Managing Student Loans

Federal student loans are at an all time high with more students applying and qualifying for the federal Perkins loan and the Stafford subsidized and unsubsidized loans on offer. Interest rates have been lowered, as the Department of Education has saved an estimated $60 billion by cutting out the middlemen previously used to issue federal student loans, and issuing them directly from the department. Federal student loans should be the first port of call for any student borrowing, and offers a straightforward process.

On submission of the FAFSA a student is assessed for eligibility of the Pell Grant and federal loans, once the families expected contribution has been determined. The process of application is free, and the loans are issued with a fixed rate of interest and clear terms and conditions. However the rising costs of a college education mean that a proportion of students are unable to meet the costs of college through federal student loans alone, and need to turn to private student loans.

When applying to a private lender the student and co-signer, if there is one used, should pay particular attention to any indirect costs associated with the loan. Unfortunately many of the indirect costs are not disclosed at the time of application, and cautious applicants should ensure that they are fully apprised of any indirect costs, especially those which might apply when it comes to repayments.
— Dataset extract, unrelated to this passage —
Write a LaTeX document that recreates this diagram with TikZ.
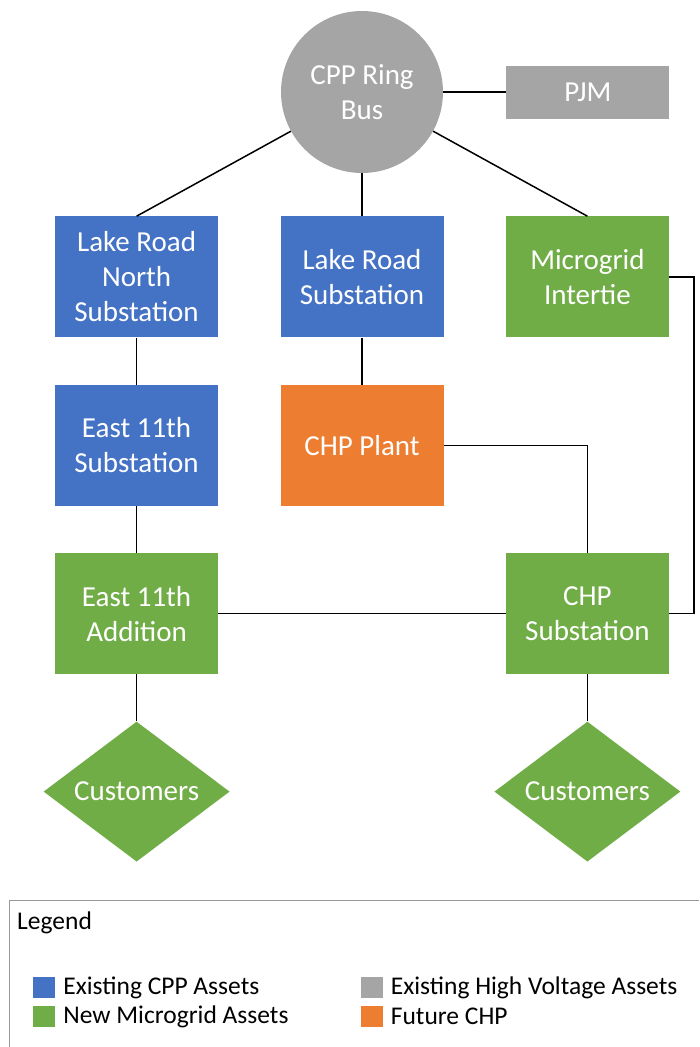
\documentclass[tikz,border=0pt]{standalone}
\usepackage{fontspec}
\setmainfont{Carlito}
\usetikzlibrary{positioning,shapes.geometric}

\definecolor{cppblue}{HTML}{4472C4}
\definecolor{newgreen}{HTML}{70AD47}
\definecolor{chporange}{HTML}{ED7D31}
\definecolor{hvgray}{HTML}{A5A5A5}

\begin{document}
\begin{tikzpicture}[x=1pt,y=1pt,
  asset/.style={rectangle,fill=#1,text=white,align=center,minimum width=163pt,minimum height=121pt,inner sep=0pt,font=\fontsize{29}{35}\selectfont},
  load/.style={diamond,fill=newgreen,text=white,minimum width=186pt,minimum height=140pt,aspect=1.33,inner sep=0pt,font=\fontsize{29}{35}\selectfont},
  link/.style={line width=1.5pt},
  key/.style={fill=#1,minimum width=22pt,minimum height=21pt,inner sep=0pt},
  keytext/.style={right=8pt of #1,inner sep=0pt,font=\fontsize{25.5}{30}\selectfont}]
\useasboundingbox (0,0) rectangle (699,-1047);

% ring bus and grid tie
\node[circle,fill=hvgray,text=white,minimum size=162pt,inner sep=0pt,align=center,font=\fontsize{29}{35}\selectfont] (ring) at (362,-92) {CPP Ring\\Bus};
\node[asset=hvgray,minimum height=53pt,right=63pt of ring] (pjm) {PJM};

% substations
\node[asset=cppblue,below=43pt of ring] (lr) {Lake Road\\Substation};
\node[asset=cppblue,left=62pt of lr] (lrn) {Lake Road\\North\\Substation};
\node[asset=newgreen,right=62pt of lr] (mi) {Microgrid\\Intertie};
\node[asset=cppblue,below=47pt of lrn] (e11s) {East 11th\\Substation};
\node[asset=chporange,below=47pt of lr] (chp) {CHP Plant};
\node[asset=newgreen,below=47pt of e11s] (e11a) {East 11th\\Addition};
\node[asset=newgreen] (chps) at (e11a -| mi) {CHP\\Substation};
\node[load,below=47pt of e11a] (cust1) {Customers};
\node[load,below=47pt of chps] (cust2) {Customers};

\draw[link] (ring) -- (pjm);
\draw[link] (ring) -- (lrn.north);
\draw[link] (ring) -- (lr);
\draw[link] (ring) -- (mi.north);
\draw[link] (lrn) -- (e11s);
\draw[link] (e11s) -- (e11a);
\draw[link] (lr) -- (chp);
\draw[link] (chp.east) -| (chps.north);
\draw[link] (e11a) -- (chps);
\draw[link] (mi.east) -- ++(25,0) |- (chps.east);
\draw[link] (e11a) -- (cust1);
\draw[link] (chps) -- (cust2);

% legend
\draw[gray!80,line width=1pt] (9,-1047) |- (699,-900);
\node[anchor=west,inner sep=0pt,font=\fontsize{25.5}{30}\selectfont] (legend) at (17,-923) {Legend};
\node[key=cppblue] (k1) at (44,-987.5) {};
\node[keytext=k1] (t1) {Existing CPP Assets};
\node[key=newgreen] (k2) at (44,-1016.5) {};
\node[keytext=k2] (t2) {New Microgrid Assets};
\node[key=hvgray] (k3) at (371.5,-987.5) {};
\node[keytext=k3] (t3) {Existing High Voltage Assets};
\node[key=chporange] (k4) at (371.5,-1016.5) {};
\node[keytext=k4] (t4) {Future CHP};
\end{tikzpicture}
\end{document}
Many private lenders have ended the practice of charging origination and disbursement fees when an application is made. Instead these costs are automatically built into the interest rate charged. Students should check carefully to see if either of these fees are added by the lender, but it could result in a lower interest rate if they are.

No one expects to have difficulty repaying their student loans when they are first issued, but there are times when requesting a deferment of payment or forbearance may become a necessity. Check if the lender charges for this, as although Sallie Mae for example does not reveal a charge for this on their website, borrowers in 2009 were being charged $50 to arrange a 3 month deferment. Also although the site does state that late payments result in a late fee, it does not disclose the level of the fee.

These indirect costs need to be considered in case there is a worst case scenario. Sallie Mae also fails to reveal if there will be a charge to change repayment plans, a proviso which is advertised. Students should check if payment difficulties would result in an interest hike as it does on credit cards.

These are all indirect charges which will accrue additional interest and should be taken into account before acceptance of a private loan is given. Applying to a variety of lenders and asking for a full disclosure of indirect fees could save the later worry of student loan debt increasing if one encounters circumstances which result in difficulty making repayments.

Additionally every student should check if the lender they are considering applies any penalty fees for over payments or early redemption of the loan. Lenders which apply penalty fees should be avoided, as the best scenario to hope for is that private student loans can be repaid in a shorter than agreed term to reduce the total amount of interest charged.

Before any private student loan is applied for the student or co-signer should ask these questions upfront and thus be prepared for any undisclosed indirect charges. Upon approval of a loan then the paperwork should be gone over in great detail to ensure there are no indirect charges in the small print. It pays to invest the time to ensure that everything is understood to avoid any surprises when repayment of the loans falls due.